What Damages Old Books
- Humidity attracts mold and other spores that will irreparably damage the book.
- Heat can crack bindings and dry out the glue holding the book together.
- UV exposure can bleach covers, break bindings, and cause yellowed, dried-out pages.
- Dust might degrade the book cover and pages over time.
- Household chemicals can stain pages or weaken the paper, making it more susceptible to tearing.
- Oils from hands can stain pages and book covers.
Ideal Storage Conditions
Temperature: 65F – 75F
Humidity: 30% – 50%
*The most important factor here is that both the temperature and humidity remain as consistent as possible over time.
Climate Control Tips
- Take into account the number of windows in a room that may cause pockets of uneven heating.
- Generally, basements are too humid, and attics are too hot and dry to provide adequate protection for old books.
- Consider a dehumidifier or air conditioning unit if your storage area needs additional climate control.
- Purchase a hygrometer if you don’t have a humidity readout on your thermostat or dehumidifier.
Do’s and Dont’s
- DON’T store books tightly on a bookshelf. There should be a small space between each book so that the covers aren’t rubbing against each other. Books crammed onto a shelf apply unneeded pressure to the binding when they are taken in and out of place.
- DO store books vertically on a bookshelf. If you opt to stack books horizontally, the spines can become compressed over time. If you have larger books, like an atlas, that can’t stand upright, stack them flat on the shelf with no more than three books in the stack.
- DON’T use collectible slipcases for old books. Taking the book in and out of the case can cause damage to the spine.
- DO position bookshelves away from direct light from windows or doors to prevent UV damage. If you have no other options but to place books by a window, cover the books in a clear UV protective dust jacket. This additional jacket will also protect the cover from damaging dust and debris. Another option you might consider is adding a UV blocking film directly on your windows.
- DON’T handle the books often. Excessive handling, especially when incorrectly done, can damage the books with excessive wear and tear. The oils from your skin can also damage the cover and stain the fragile pages.

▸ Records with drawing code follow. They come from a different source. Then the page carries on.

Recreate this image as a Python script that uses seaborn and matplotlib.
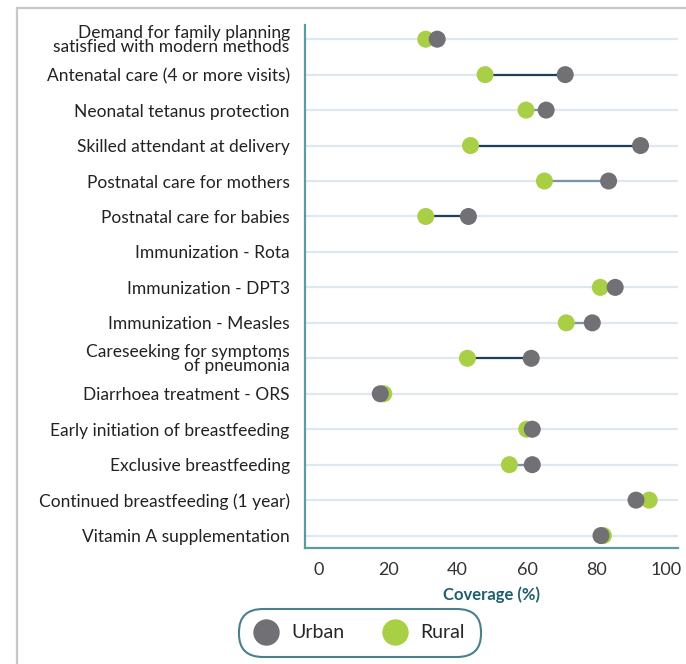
import matplotlib.pyplot as plt
from matplotlib.lines import Line2D
import seaborn as sns
import pandas as pd
import numpy as np

INDICATORS = [
    "Demand for family planning\nsatisfied with modern methods",
    "Antenatal care (4 or more visits)",
    "Neonatal tetanus protection",
    "Skilled attendant at delivery",
    "Postnatal care for mothers",
    "Postnatal care for babies",
    "Immunization - Rota",
    "Immunization - DPT3",
    "Immunization - Measles",
    "Careseeking for symptoms\nof pneumonia",
    "Diarrhoea treatment - ORS",
    "Early initiation of breastfeeding",
    "Exclusive breastfeeding",
    "Continued breastfeeding (1 year)",
    "Vitamin A supplementation",
]
URBAN = [34.1, 71.0, 65.5, 92.7, 83.5, 43.1, np.nan, 85.4, 78.8, 61.2, 17.7, 61.5, 61.5, 91.4, 81.3]
RURAL = [30.8, 47.9, 59.7, 43.7, 65.0, 30.8, np.nan, 81.1, 71.3, 42.8, 18.7, 59.9, 54.9, 95.2, 82.0]
# gap line shade: 1 = dark, 0 = light
LINE_DARK = [1, 1, 0, 1, 0, 1, 1, 0, 0, 1, 1, 0, 0, 0, 0]

GREY = "#707075"
GREEN = "#a8cf45"
TEAL = "#1d5f6e"
SPINE = "#5e9aa2"

sns.set_style("white")
plt.rcParams['font.family'] = ['Lato', 'DejaVu Sans']

rows = []
for name, r in zip(INDICATORS, RURAL):
    rows.append({"indicator": name, "area": "Rural", "value": r})
for name, u in zip(INDICATORS, URBAN):
    rows.append({"indicator": name, "area": "Urban", "value": u})
df = pd.DataFrame(rows).dropna()
pos = {name: i for i, name in enumerate(INDICATORS)}
df["y"] = df["indicator"].map(pos)

fig = plt.figure(figsize=(6.86, 6.64), dpi=100)
ax = fig.add_axes([305 / 686, 1 - 548 / 664, (678 - 305) / 686, (548 - 25) / 664])

# gridlines per row
for i in range(len(INDICATORS)):
    ax.axhline(i, color="#dfe8ee", lw=1.6, zorder=0)

# gap lines
for i, (u, r, d) in enumerate(zip(URBAN, RURAL, LINE_DARK)):
    if np.isnan(u) or np.isnan(r):
        continue
    ax.hlines(i, min(u, r), max(u, r), color="#1d3e5e" if d else "#7593ab",
              lw=1.6, zorder=1)

sns.scatterplot(data=df, x="value", y="y", hue="area",
                palette={"Urban": GREY, "Rural": GREEN},
                s=150, edgecolor="none", linewidth=0, alpha=1,
                legend=False, ax=ax, zorder=3)

ax.set_xlim(-4, 103.5)
ax.set_ylim(len(INDICATORS) - 1 + 0.35, -0.4)
ax.set_yticks(range(len(INDICATORS)))
ax.set_yticklabels(INDICATORS, fontsize=12.5, color="#222222", linespacing=0.88)
ax.set_xticks([0, 20, 40, 60, 80, 100])
ax.tick_params(axis="x", labelsize=13, colors="#333333", length=5, width=1,
               color=TEAL, pad=5)
ax.tick_params(axis="y", length=5, width=1, color=TEAL, pad=6)
ax.set_xlabel("Coverage (%)", fontsize=12, fontweight="bold", color=TEAL, labelpad=6)
ax.set_ylabel("")

for side in ["top", "right"]:
    ax.spines[side].set_visible(False)
for side in ["left", "bottom"]:
    ax.spines[side].set_color(SPINE)
    ax.spines[side].set_linewidth(1.6)

# outer frame lines (left and top)
fig.add_artist(Line2D([17 / 686, 17 / 686], [0, 1 - 8 / 664], color="#c8c8c8", lw=1.6))
fig.add_artist(Line2D([17 / 686, 1], [1 - 8 / 664, 1 - 8 / 664], color="#c8c8c8", lw=1.6))

handles = [
    Line2D([], [], marker="o", ls="none", markersize=19, markerfacecolor=GREY,
           markeredgecolor="none", label="Urban"),
    Line2D([], [], marker="o", ls="none", markersize=19, markerfacecolor=GREEN,
           markeredgecolor="none", label="Rural"),
]
leg = fig.legend(handles=handles, loc="center", bbox_to_anchor=(360 / 686, 1 - 633 / 664),
                 ncol=2, frameon=True, fontsize=14, handletextpad=0.7,
                 columnspacing=2.0, borderpad=0.5, handlelength=1.2)
frame = leg.get_frame()
frame.set_edgecolor(TEAL)
frame.set_linewidth(1.5)
frame.set_boxstyle("round,pad=0.3,rounding_size=1.2")

fig.savefig("out.png", dpi=100)
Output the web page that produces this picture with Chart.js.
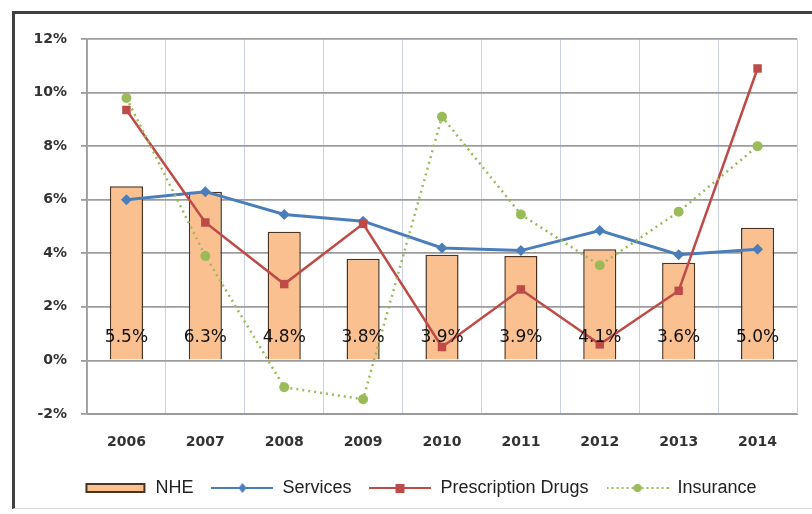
<!DOCTYPE html>
<html>
<head>
<meta charset="utf-8">
<script src="https://cdn.jsdelivr.net/npm/chart.js@4.4.1/dist/chart.umd.min.js"></script>
<style>
    html, body { margin: 0; padding: 0; background: #fff; overflow: hidden; }
    #wrap { position: relative; width: 812px; height: 514px; }
    #frame {
        position: absolute; left: 12px; top: 11px; width: 830px; height: 498px;
        border-left: 3px solid #404040; border-top: 3px solid #404040;
        border-bottom: 1px solid #d8d8d8; box-sizing: border-box;
    }
    canvas { position: absolute; left: 0; top: 0; }
</style>
</head>
<body>
<div id="wrap">
    <div id="frame"></div>
    <canvas id="grafico" width="812" height="514"></canvas>
</div>
<script>
// dados
const anos = ['2006', '2007', '2008', '2009', '2010', '2011', '2012', '2013', '2014'];
const nhe = [6.5, 6.3, 4.8, 3.8, 3.95, 3.9, 4.15, 3.65, 4.95];
const nheRotulos = ['5.5%', '6.3%', '4.8%', '3.8%', '3.9%', '3.9%', '4.1%', '3.6%', '5.0%'];
const servicos = [6.0, 6.3, 5.45, 5.2, 4.2, 4.1, 4.85, 3.95, 4.15];
const medicamentos = [9.35, 5.15, 2.85, 5.1, 0.5, 2.65, 0.6, 2.6, 10.9];
const seguros = [9.8, 3.9, -1.0, -1.45, 9.1, 5.45, 3.55, 5.55, 8.0];
const ticksY = [-2, 0, 2, 4, 6, 8, 10, 12];

const azul = '#4a7ebb';
const vermelho = '#be4b48';
const verde = '#9bbb59';

// ícones da legenda (linha + marcador)
function iconeLinha(cor, marcador, tracejado) {
    const c = document.createElement('canvas');
    c.width = 62; c.height = 14;
    const g = c.getContext('2d');
    g.strokeStyle = cor;
    g.lineWidth = 2;
    if (tracejado) g.setLineDash([2, 3]);
    g.beginPath(); g.moveTo(0, 7); g.lineTo(62, 7); g.stroke();
    g.setLineDash([]);
    g.fillStyle = cor;
    if (marcador === 'losango') {
        g.beginPath(); g.moveTo(31, 2); g.lineTo(35, 7); g.lineTo(31, 12); g.lineTo(27, 7); g.closePath(); g.fill();
    } else if (marcador === 'quadrado') {
        g.fillRect(26, 3, 9, 9);
    } else {
        g.beginPath(); g.arc(31, 7, 4, 0, Math.PI * 2); g.fill();
    }
    return c;
}
function iconeBarra() {
    const c = document.createElement('canvas');
    c.width = 62; c.height = 14;
    const g = c.getContext('2d');
    g.fillStyle = '#fbc08f';
    g.strokeStyle = '#4a3320';
    g.lineWidth = 2;
    g.fillRect(2, 3, 58, 8);
    g.strokeRect(2, 3, 58, 8);
    return c;
}
const icones = [iconeBarra(), iconeLinha(azul, 'losango'), iconeLinha(vermelho, 'quadrado'), iconeLinha(verde, 'circulo', true)];

// rótulos das barras
const rotulosBarras = {
    id: 'rotulosBarras',
    afterDatasetsDraw(chart) {
        const ctx = chart.ctx;
        const meta = chart.getDatasetMeta(0);
        const y = chart.scales.y.getPixelForValue(0.85);
        ctx.save();
        ctx.font = '17px "DejaVu Sans"';
        ctx.fillStyle = '#111';
        ctx.textAlign = 'center';
        ctx.textBaseline = 'middle';
        meta.data.forEach((bar, i) => {
            ctx.fillText(nheRotulos[i], bar.x, y);
        });
        ctx.restore();
    }
};

// empurra a legenda um pouco para a direita
const moverLegenda = {
    id: 'moverLegenda',
    afterLayout(chart) {
        if (chart.legend) {
            chart.legend.left += 22;
            chart.legend.right += 22;
        }
    }
};

new Chart(document.getElementById('grafico').getContext('2d'), {
    type: 'bar',
    data: {
        labels: anos,
        datasets: [
            {
                label: 'NHE', type: 'bar', data: nhe, order: 10,
                backgroundColor: '#fbc08f', borderColor: '#4a3320', borderWidth: 1.5,
                barPercentage: 0.42, categoryPercentage: 1
            },
            {
                label: 'Services', type: 'line', data: servicos, order: 3,
                borderColor: azul, backgroundColor: azul, borderWidth: 3,
                pointStyle: 'rectRot', pointRadius: 5.5, pointBorderWidth: 0
            },
            {
                label: 'Prescription Drugs', type: 'line', data: medicamentos, order: 2,
                borderColor: vermelho, backgroundColor: vermelho, borderWidth: 2.5,
                pointStyle: 'rect', pointRadius: 6, pointBorderWidth: 0
            },
            {
                label: 'Insurance', type: 'line', data: seguros, order: 1,
                borderColor: verde, backgroundColor: verde, borderWidth: 2.5, borderDash: [2, 4],
                pointStyle: 'circle', pointRadius: 5, pointBorderWidth: 0
            }
        ]
    },
    options: {
        responsive: false,
        animation: false,
        layout: { padding: { top: 39, right: 15, left: 0, bottom: 7 } },
        plugins: {
            tooltip: { enabled: false },
            legend: {
                position: 'bottom',
                labels: {
                    usePointStyle: true,
                    pointStyleWidth: 62,
                    padding: 18,
                    color: '#222',
                    font: { family: '"Liberation Sans"', size: 18 },
                    generateLabels(chart) {
                        return chart.data.datasets.map((ds, i) => ({
                            text: ds.label,
                            pointStyle: icones[i],
                            fillStyle: 'transparent',
                            strokeStyle: 'transparent',
                            lineWidth: 0,
                            hidden: false,
                            datasetIndex: i,
                            fontColor: '#222'
                        }));
                    }
                }
            }
        },
        scales: {
            x: {
                grid: { color: '#c9d1e3', lineWidth: 1, offset: true, drawTicks: false },
                border: { color: '#999' },
                ticks: { color: '#333', padding: 20, font: { family: '"DejaVu Sans"', size: 14, weight: 'bold' } },
                afterFit(s) { s.height = 47; }
            },
            y: {
                min: -2, max: 12,
                afterBuildTicks(s) { s.ticks = ticksY.map(v => ({ value: v })); },
                grid: { color: '#9c9c9c', lineWidth: 1.8, tickLength: 6, tickColor: '#9c9c9c' },
                border: { color: '#9c9c9c', width: 1.8 },
                ticks: {
                    color: '#333', padding: 14,
                    font: { family: '"DejaVu Sans"', size: 14, weight: 'bold' },
                    callback: v => v + '%'
                },
                afterFit(s) { s.width = 87; }
            }
        }
    },
    plugins: [rotulosBarras, moverLegenda]
});
</script>
</body>
</html>
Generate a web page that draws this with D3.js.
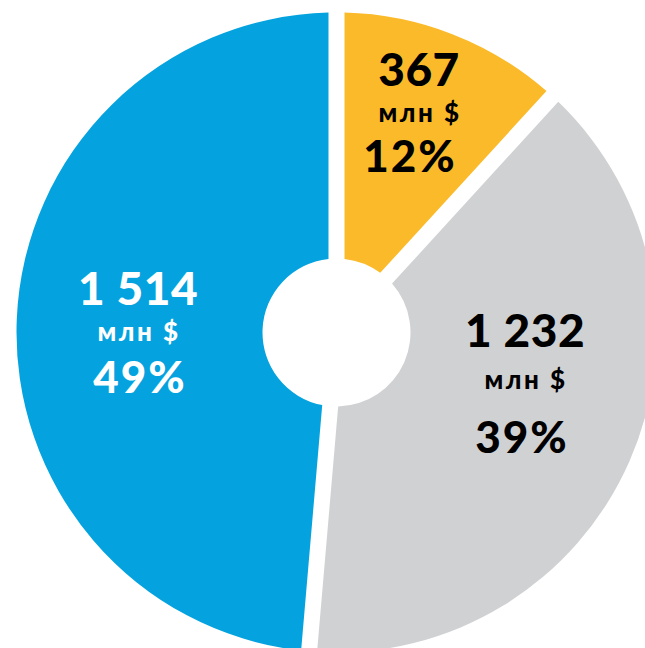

- DO store extremely rare and valuable books in their own museum-quality archival storage box if possible. These boxes are acid-free and are designed to provide the best storage environment for paper and photos. If the book is worth the trouble, make sure the box is a certified archival grade and has gone through rigorous testing. Some people suggest tossing in some silica packets to keep moisture out, but we believe it’s more important that the surrounding environment remains at the appropriate humidity to prevent moisture inside the box.
How to Handle Rare Books
1. Wash and dry your hands or wear lint-free gloves, preferably a pair of white inspection gloves. The oils on your hands can damage old books by staining the pages and are especially harmful on older, more deteriorated books.
2. When pulling the book off a shelf, grab the middle of the spine, not the top or the bottom. This positioning will ensure the book comes out of the shelf at the right angle, preventing damage to the spine.
3. Wipe the top of the book where dust collects before handling. Do this by pinching the book cover together and gently swiping a clean, soft bristled brush from the spine to the edge of the pages. Again, make sure the book is tightly closed to avoid dust on the interior pages.
4. Open the book gently when inspecting, and don’t open the book too wide when reading. Be sure not to leave the book open or flattened when you are done handling it because this puts extra stress on the spine.
5. Think twice before adding any markings to the book. You might be tempted to add pencil notes on a book you’re using for research, but markings can devalue the book depending on the book’s rarity and collectibility.